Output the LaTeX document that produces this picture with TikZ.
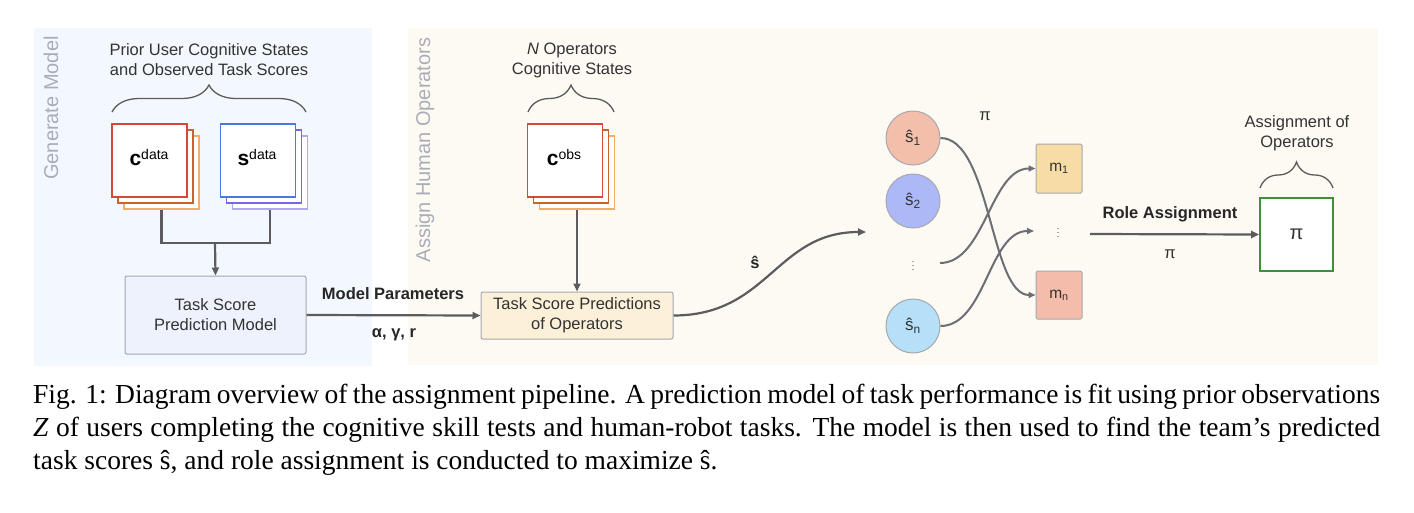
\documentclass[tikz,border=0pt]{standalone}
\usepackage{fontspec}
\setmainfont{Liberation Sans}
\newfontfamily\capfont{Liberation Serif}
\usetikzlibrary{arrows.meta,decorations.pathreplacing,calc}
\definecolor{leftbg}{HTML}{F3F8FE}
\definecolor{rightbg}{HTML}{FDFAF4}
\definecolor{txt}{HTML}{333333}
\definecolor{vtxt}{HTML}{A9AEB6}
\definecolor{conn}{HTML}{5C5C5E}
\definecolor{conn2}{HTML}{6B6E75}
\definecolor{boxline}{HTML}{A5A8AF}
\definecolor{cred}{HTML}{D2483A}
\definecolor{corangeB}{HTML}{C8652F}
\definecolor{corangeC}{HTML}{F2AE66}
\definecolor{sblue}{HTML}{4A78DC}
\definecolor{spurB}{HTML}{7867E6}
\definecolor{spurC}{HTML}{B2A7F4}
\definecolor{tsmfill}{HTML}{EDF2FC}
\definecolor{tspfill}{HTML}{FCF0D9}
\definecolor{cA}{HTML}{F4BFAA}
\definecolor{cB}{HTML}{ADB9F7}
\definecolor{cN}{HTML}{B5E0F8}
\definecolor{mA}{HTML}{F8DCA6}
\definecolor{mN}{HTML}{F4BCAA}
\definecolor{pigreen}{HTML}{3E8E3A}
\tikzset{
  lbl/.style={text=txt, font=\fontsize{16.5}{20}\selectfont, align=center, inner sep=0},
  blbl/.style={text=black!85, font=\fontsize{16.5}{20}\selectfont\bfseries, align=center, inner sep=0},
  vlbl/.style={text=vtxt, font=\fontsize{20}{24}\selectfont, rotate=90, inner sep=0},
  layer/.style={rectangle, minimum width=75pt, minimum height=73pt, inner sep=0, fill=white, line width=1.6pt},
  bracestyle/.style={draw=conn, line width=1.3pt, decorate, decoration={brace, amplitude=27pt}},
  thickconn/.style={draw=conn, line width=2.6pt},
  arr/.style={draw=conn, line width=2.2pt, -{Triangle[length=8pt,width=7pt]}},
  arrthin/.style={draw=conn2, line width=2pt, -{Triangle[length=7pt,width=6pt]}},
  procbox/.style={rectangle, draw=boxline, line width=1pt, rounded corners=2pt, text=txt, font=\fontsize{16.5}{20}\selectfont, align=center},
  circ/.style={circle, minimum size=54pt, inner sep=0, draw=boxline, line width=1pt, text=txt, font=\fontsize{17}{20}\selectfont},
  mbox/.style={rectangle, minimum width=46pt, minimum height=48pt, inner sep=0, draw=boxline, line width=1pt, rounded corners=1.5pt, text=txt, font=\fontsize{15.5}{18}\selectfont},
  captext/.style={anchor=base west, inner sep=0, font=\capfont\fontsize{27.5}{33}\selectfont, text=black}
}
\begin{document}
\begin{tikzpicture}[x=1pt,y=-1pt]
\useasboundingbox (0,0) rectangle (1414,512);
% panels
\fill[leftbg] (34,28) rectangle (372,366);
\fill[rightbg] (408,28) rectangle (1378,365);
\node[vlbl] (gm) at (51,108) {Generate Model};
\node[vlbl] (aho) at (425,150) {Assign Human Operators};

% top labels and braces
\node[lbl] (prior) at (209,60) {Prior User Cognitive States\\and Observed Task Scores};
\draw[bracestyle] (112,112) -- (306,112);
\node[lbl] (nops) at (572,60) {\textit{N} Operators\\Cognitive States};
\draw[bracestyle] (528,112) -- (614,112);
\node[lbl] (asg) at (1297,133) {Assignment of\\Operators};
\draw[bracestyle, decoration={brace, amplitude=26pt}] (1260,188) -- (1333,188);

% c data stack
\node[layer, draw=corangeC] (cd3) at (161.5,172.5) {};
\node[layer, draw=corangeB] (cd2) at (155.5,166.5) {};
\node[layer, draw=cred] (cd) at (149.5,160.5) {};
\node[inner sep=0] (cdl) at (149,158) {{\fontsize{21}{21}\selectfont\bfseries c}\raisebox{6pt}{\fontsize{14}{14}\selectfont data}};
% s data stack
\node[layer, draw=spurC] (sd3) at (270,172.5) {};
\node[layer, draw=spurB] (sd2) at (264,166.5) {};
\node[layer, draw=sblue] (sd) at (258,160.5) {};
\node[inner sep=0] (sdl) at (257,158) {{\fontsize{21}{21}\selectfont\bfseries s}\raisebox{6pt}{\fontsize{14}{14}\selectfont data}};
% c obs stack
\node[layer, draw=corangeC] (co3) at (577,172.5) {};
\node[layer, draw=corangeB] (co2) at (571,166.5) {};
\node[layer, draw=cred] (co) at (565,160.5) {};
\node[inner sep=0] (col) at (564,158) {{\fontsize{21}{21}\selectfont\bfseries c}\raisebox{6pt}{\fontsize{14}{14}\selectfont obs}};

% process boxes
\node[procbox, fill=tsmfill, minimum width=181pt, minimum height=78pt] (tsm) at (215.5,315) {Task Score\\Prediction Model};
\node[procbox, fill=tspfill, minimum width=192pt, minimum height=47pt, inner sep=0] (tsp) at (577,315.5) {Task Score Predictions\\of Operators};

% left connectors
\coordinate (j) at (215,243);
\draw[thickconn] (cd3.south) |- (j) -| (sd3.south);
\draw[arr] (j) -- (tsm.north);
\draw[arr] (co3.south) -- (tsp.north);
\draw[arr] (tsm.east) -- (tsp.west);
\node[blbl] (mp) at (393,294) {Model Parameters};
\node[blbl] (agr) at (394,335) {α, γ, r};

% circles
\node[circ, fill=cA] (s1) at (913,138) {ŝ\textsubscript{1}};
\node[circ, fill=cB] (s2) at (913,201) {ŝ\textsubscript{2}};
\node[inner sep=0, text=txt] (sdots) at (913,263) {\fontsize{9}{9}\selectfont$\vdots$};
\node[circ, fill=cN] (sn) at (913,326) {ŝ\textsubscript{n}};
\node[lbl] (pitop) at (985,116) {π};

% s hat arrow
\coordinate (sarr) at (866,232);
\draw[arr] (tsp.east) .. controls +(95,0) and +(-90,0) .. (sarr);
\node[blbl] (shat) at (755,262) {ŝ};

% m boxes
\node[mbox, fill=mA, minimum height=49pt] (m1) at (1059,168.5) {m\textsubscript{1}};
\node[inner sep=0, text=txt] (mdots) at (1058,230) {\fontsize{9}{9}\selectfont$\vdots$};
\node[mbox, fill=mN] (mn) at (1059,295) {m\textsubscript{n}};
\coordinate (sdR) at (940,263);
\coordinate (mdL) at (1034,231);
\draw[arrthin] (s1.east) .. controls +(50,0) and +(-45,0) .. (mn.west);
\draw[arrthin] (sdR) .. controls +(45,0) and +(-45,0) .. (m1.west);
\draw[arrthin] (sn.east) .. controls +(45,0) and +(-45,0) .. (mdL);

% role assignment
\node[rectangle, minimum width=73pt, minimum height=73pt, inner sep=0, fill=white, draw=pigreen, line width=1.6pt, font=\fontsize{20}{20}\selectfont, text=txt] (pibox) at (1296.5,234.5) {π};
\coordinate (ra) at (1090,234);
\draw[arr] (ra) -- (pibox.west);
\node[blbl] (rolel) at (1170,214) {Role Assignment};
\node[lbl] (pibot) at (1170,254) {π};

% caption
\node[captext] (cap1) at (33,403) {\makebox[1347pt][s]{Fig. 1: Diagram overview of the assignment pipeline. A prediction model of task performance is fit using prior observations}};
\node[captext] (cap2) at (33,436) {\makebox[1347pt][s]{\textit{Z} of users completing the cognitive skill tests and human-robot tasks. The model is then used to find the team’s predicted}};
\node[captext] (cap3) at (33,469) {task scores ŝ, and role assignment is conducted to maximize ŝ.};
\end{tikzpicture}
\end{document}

-.-.-

▶ **The problem**
Using the material above, set down every line exactly, but skip the pictures.

▶ **The solution**
Output the LaTeX document that produces this picture with TikZ.
\documentclass[tikz,border=0pt]{standalone}
\usepackage{fontspec}
\setmainfont{Liberation Sans}
\newfontfamily\capfont{Liberation Serif}
\usetikzlibrary{arrows.meta,decorations.pathreplacing,calc}
\definecolor{leftbg}{HTML}{F3F8FE}
\definecolor{rightbg}{HTML}{FDFAF4}
\definecolor{txt}{HTML}{333333}
\definecolor{vtxt}{HTML}{A9AEB6}
\definecolor{conn}{HTML}{5C5C5E}
\definecolor{conn2}{HTML}{6B6E75}
\definecolor{boxline}{HTML}{A5A8AF}
\definecolor{cred}{HTML}{D2483A}
\definecolor{corangeB}{HTML}{C8652F}
\definecolor{corangeC}{HTML}{F2AE66}
\definecolor{sblue}{HTML}{4A78DC}
\definecolor{spurB}{HTML}{7867E6}
\definecolor{spurC}{HTML}{B2A7F4}
\definecolor{tsmfill}{HTML}{EDF2FC}
\definecolor{tspfill}{HTML}{FCF0D9}
\definecolor{cA}{HTML}{F4BFAA}
\definecolor{cB}{HTML}{ADB9F7}
\definecolor{cN}{HTML}{B5E0F8}
\definecolor{mA}{HTML}{F8DCA6}
\definecolor{mN}{HTML}{F4BCAA}
\definecolor{pigreen}{HTML}{3E8E3A}
\tikzset{
  lbl/.style={text=txt, font=\fontsize{16.5}{20}\selectfont, align=center, inner sep=0},
  blbl/.style={text=black!85, font=\fontsize{16.5}{20}\selectfont\bfseries, align=center, inner sep=0},
  vlbl/.style={text=vtxt, font=\fontsize{20}{24}\selectfont, rotate=90, inner sep=0},
  layer/.style={rectangle, minimum width=75pt, minimum height=73pt, inner sep=0, fill=white, line width=1.6pt},
  bracestyle/.style={draw=conn, line width=1.3pt, decorate, decoration={brace, amplitude=27pt}},
  thickconn/.style={draw=conn, line width=2.6pt},
  arr/.style={draw=conn, line width=2.2pt, -{Triangle[length=8pt,width=7pt]}},
  arrthin/.style={draw=conn2, line width=2pt, -{Triangle[length=7pt,width=6pt]}},
  procbox/.style={rectangle, draw=boxline, line width=1pt, rounded corners=2pt, text=txt, font=\fontsize{16.5}{20}\selectfont, align=center},
  circ/.style={circle, minimum size=54pt, inner sep=0, draw=boxline, line width=1pt, text=txt, font=\fontsize{17}{20}\selectfont},
  mbox/.style={rectangle, minimum width=46pt, minimum height=48pt, inner sep=0, draw=boxline, line width=1pt, rounded corners=1.5pt, text=txt, font=\fontsize{15.5}{18}\selectfont},
  captext/.style={anchor=base west, inner sep=0, font=\capfont\fontsize{27.5}{33}\selectfont, text=black}
}
\begin{document}
\begin{tikzpicture}[x=1pt,y=-1pt]
\useasboundingbox (0,0) rectangle (1414,512);
% panels
\fill[leftbg] (34,28) rectangle (372,366);
\fill[rightbg] (408,28) rectangle (1378,365);
\node[vlbl] (gm) at (51,108) {Generate Model};
\node[vlbl] (aho) at (425,150) {Assign Human Operators};

% top labels and braces
\node[lbl] (prior) at (209,60) {Prior User Cognitive States\\and Observed Task Scores};
\draw[bracestyle] (112,112) -- (306,112);
\node[lbl] (nops) at (572,60) {\textit{N} Operators\\Cognitive States};
\draw[bracestyle] (528,112) -- (614,112);
\node[lbl] (asg) at (1297,133) {Assignment of\\Operators};
\draw[bracestyle, decoration={brace, amplitude=26pt}] (1260,188) -- (1333,188);

% c data stack
\node[layer, draw=corangeC] (cd3) at (161.5,172.5) {};
\node[layer, draw=corangeB] (cd2) at (155.5,166.5) {};
\node[layer, draw=cred] (cd) at (149.5,160.5) {};
\node[inner sep=0] (cdl) at (149,158) {{\fontsize{21}{21}\selectfont\bfseries c}\raisebox{6pt}{\fontsize{14}{14}\selectfont data}};
% s data stack
\node[layer, draw=spurC] (sd3) at (270,172.5) {};
\node[layer, draw=spurB] (sd2) at (264,166.5) {};
\node[layer, draw=sblue] (sd) at (258,160.5) {};
\node[inner sep=0] (sdl) at (257,158) {{\fontsize{21}{21}\selectfont\bfseries s}\raisebox{6pt}{\fontsize{14}{14}\selectfont data}};
% c obs stack
\node[layer, draw=corangeC] (co3) at (577,172.5) {};
\node[layer, draw=corangeB] (co2) at (571,166.5) {};
\node[layer, draw=cred] (co) at (565,160.5) {};
\node[inner sep=0] (col) at (564,158) {{\fontsize{21}{21}\selectfont\bfseries c}\raisebox{6pt}{\fontsize{14}{14}\selectfont obs}};

% process boxes
\node[procbox, fill=tsmfill, minimum width=181pt, minimum height=78pt] (tsm) at (215.5,315) {Task Score\\Prediction Model};
\node[procbox, fill=tspfill, minimum width=192pt, minimum height=47pt, inner sep=0] (tsp) at (577,315.5) {Task Score Predictions\\of Operators};

% left connectors
\coordinate (j) at (215,243);
\draw[thickconn] (cd3.south) |- (j) -| (sd3.south);
\draw[arr] (j) -- (tsm.north);
\draw[arr] (co3.south) -- (tsp.north);
\draw[arr] (tsm.east) -- (tsp.west);
\node[blbl] (mp) at (393,294) {Model Parameters};
\node[blbl] (agr) at (394,335) {α, γ, r};

% circles
\node[circ, fill=cA] (s1) at (913,138) {ŝ\textsubscript{1}};
\node[circ, fill=cB] (s2) at (913,201) {ŝ\textsubscript{2}};
\node[inner sep=0, text=txt] (sdots) at (913,263) {\fontsize{9}{9}\selectfont$\vdots$};
\node[circ, fill=cN] (sn) at (913,326) {ŝ\textsubscript{n}};
\node[lbl] (pitop) at (985,116) {π};

% s hat arrow
\coordinate (sarr) at (866,232);
\draw[arr] (tsp.east) .. controls +(95,0) and +(-90,0) .. (sarr);
\node[blbl] (shat) at (755,262) {ŝ};

% m boxes
\node[mbox, fill=mA, minimum height=49pt] (m1) at (1059,168.5) {m\textsubscript{1}};
\node[inner sep=0, text=txt] (mdots) at (1058,230) {\fontsize{9}{9}\selectfont$\vdots$};
\node[mbox, fill=mN] (mn) at (1059,295) {m\textsubscript{n}};
\coordinate (sdR) at (940,263);
\coordinate (mdL) at (1034,231);
\draw[arrthin] (s1.east) .. controls +(50,0) and +(-45,0) .. (mn.west);
\draw[arrthin] (sdR) .. controls +(45,0) and +(-45,0) .. (m1.west);
\draw[arrthin] (sn.east) .. controls +(45,0) and +(-45,0) .. (mdL);

% role assignment
\node[rectangle, minimum width=73pt, minimum height=73pt, inner sep=0, fill=white, draw=pigreen, line width=1.6pt, font=\fontsize{20}{20}\selectfont, text=txt] (pibox) at (1296.5,234.5) {π};
\coordinate (ra) at (1090,234);
\draw[arr] (ra) -- (pibox.west);
\node[blbl] (rolel) at (1170,214) {Role Assignment};
\node[lbl] (pibot) at (1170,254) {π};

% caption
\node[captext] (cap1) at (33,403) {\makebox[1347pt][s]{Fig. 1: Diagram overview of the assignment pipeline. A prediction model of task performance is fit using prior observations}};
\node[captext] (cap2) at (33,436) {\makebox[1347pt][s]{\textit{Z} of users completing the cognitive skill tests and human-robot tasks. The model is then used to find the team’s predicted}};
\node[captext] (cap3) at (33,469) {task scores ŝ, and role assignment is conducted to maximize ŝ.};
\end{tikzpicture}
\end{document}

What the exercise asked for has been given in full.